The civil rights proposal approved on Friday shows that shareholders are increasingly prioritizing issues such as race and the environment in investing. At the same time, though, Apple has faced scrutiny for its business practices in China, which has been accused of committing genocide in Xinjiang.

“The vote today on the #civilrightsaudit proposal shows that investors are expecting accountability from the company when it comes to its DEI and civil rights related commitments,” SOC Investment Group, one of those backing the proposal, tweeted after the vote. The proposal was also supported by the Service Employees International Union and Trillium Management.

The proposal itself calls for a third-party audit of the tech giant’s policies that will provide recommendations about how Apple can improve its handling on matters such as gender pay equity and leadership diversity.

“We’re going to take the company’s own metrics and say, ‘OK, how do you live up to your own commitments?’” Dieter Waizenegger, executive director of SOC, told CNBC. “Does your activity actually move the needle?

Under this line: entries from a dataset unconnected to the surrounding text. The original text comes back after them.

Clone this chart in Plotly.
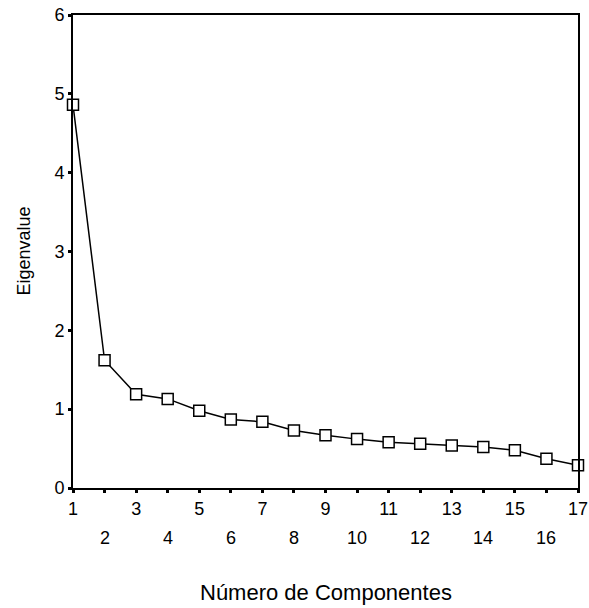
import plotly.graph_objects as go

components = list(range(1, 18))
eigenvalues = [4.86, 1.62, 1.19, 1.13, 0.98, 0.87, 0.84, 0.73, 0.67, 0.62,
               0.58, 0.56, 0.54, 0.52, 0.48, 0.37, 0.29]
y_ticks = [0, 1, 2, 3, 4, 5, 6]
x_title = "Número de Componentes"
y_title = "Eigenvalue"

FONT = "Liberation Sans, Arial, sans-serif"

fig = go.Figure()
fig.add_trace(go.Scatter(
    x=components, y=eigenvalues, mode="lines+markers",
    line=dict(color="black", width=1.5),
    marker=dict(symbol="square", size=11, color="white",
                line=dict(color="black", width=1.5)),
    cliponaxis=False, showlegend=False, hoverinfo="skip",
))

odd_text = [str(c) if c % 2 == 1 else "" for c in components]

fig.update_layout(
    width=589, height=608,
    margin=dict(l=73, r=11, t=15, b=120),
    paper_bgcolor="white", plot_bgcolor="white",
    font=dict(family=FONT, size=18, color="black"),
    xaxis=dict(
        range=[1, 17], tickvals=components, ticktext=odd_text,
        showline=True, linecolor="black", linewidth=2, mirror=True,
        ticks="outside", ticklen=3, tickwidth=3, tickcolor="black",
        showgrid=False, zeroline=False, automargin=False,
        tickfont=dict(size=18),
    ),
    yaxis=dict(
        range=[0, 6], tickvals=y_ticks,
        showline=True, linecolor="black", linewidth=2, mirror=True,
        ticks="outside", ticklen=3, tickwidth=3, tickcolor="black",
        showgrid=False, zeroline=False, automargin=False,
        tickfont=dict(size=18),
    ),
)

for c in components:
    if c % 2 == 0:
        fig.add_annotation(x=c, y=0, xref="x", yref="paper", text=str(c),
                           showarrow=False, yanchor="middle", yshift=-50,
                           font=dict(size=18, family=FONT))

fig.add_annotation(x=0.5, y=0, xref="paper", yref="paper", text=x_title,
                   showarrow=False, yanchor="middle", yshift=-104,
                   font=dict(size=22, family=FONT))

fig.add_annotation(x=0, y=0.5, xref="paper", yref="paper", text=y_title,
                   showarrow=False, xanchor="center", yanchor="middle",
                   xshift=-50, textangle=-90,
                   font=dict(size=18, family=FONT))

fig.write_html("out.html",
               config={"displayModeBar": False, "staticPlot": True},
               post_script="document.body.style.margin='0';"
                           "document.body.style.overflow='hidden';")
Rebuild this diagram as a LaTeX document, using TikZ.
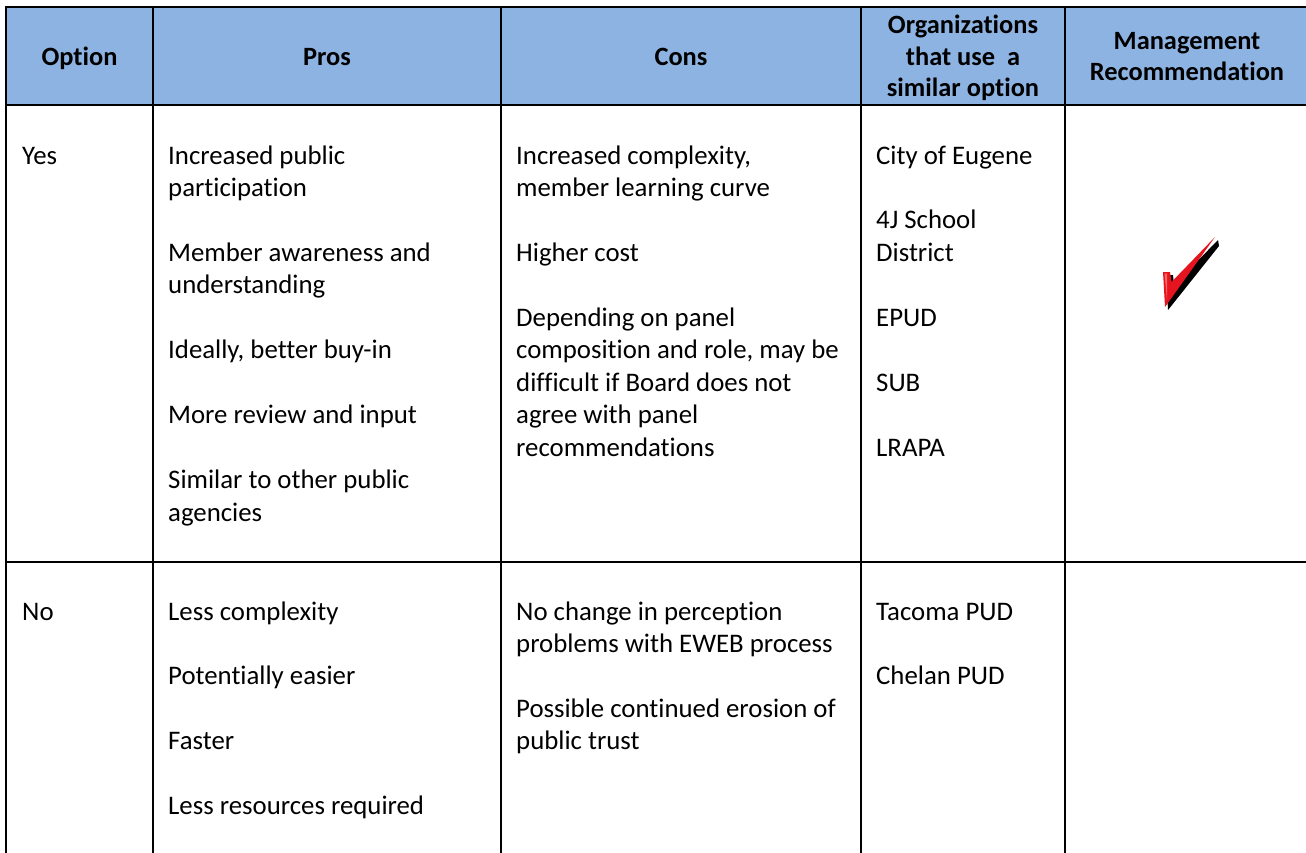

Or is it just PR?”

Apple had encouraged investors to shoot down the proposal because it says it's already living up to its expectations.

“Apple already fulfills the objectives of the proposal in several ways, including through impact and risk assessments, active governance and Board oversight, engagement with our communities and key stakeholders, and regular, transparent public reporting,” the company said in its proxy statement.

The other nine shareholder proposals, all of which were opposed by Apple, were shot down by investors on Friday, including one aimed at looking into how the company’s business intersects with forced labor in China.

The proposal called for a report on the degree to which Apple’s policies and procedures safeguard workers in its supply chain from forced labor, “including the extent to which Apple has identified suppliers and sub-suppliers that are at significant risk for forced labor violations, the number of suppliers against which Apple has taken corrective action due to such violations, and the availability and use of grievance mechanisms to compensate affected workers.”

The supporting statement for the forced labor proposal said there have been reports that at least nine companies in Apple’s supply chain have been involved in the Chinese government’s forced labor program.

China has faced allegations that it is committing genocide against Uyghur Muslims in the Xinjiang region of the country.

“The proposed report is intended to mitigate this regulatory risk, given Apple’s dependence on suppliers operating under a government accused of genocide,” the proposal’s supporting statement read.

Various companies have faced criticism for their business ties to Beijing in light of the alleged genocide. For example, the conservative nonprofit organization Consumers’ Research has been running a massive pressure campaign targeting investment giant BlackRock and CEO Larry Fink, accusing them of cozying up to the Chinese government.

Shareholders also approved Apple CEO Tim Cook’s hefty compensation package despite some who expressed concerns about the $99 million bundle.

Apple’s board, which includes Cook, Chairman Arthur Levinson, and former Vice President Al Gore, was also accepted on Friday.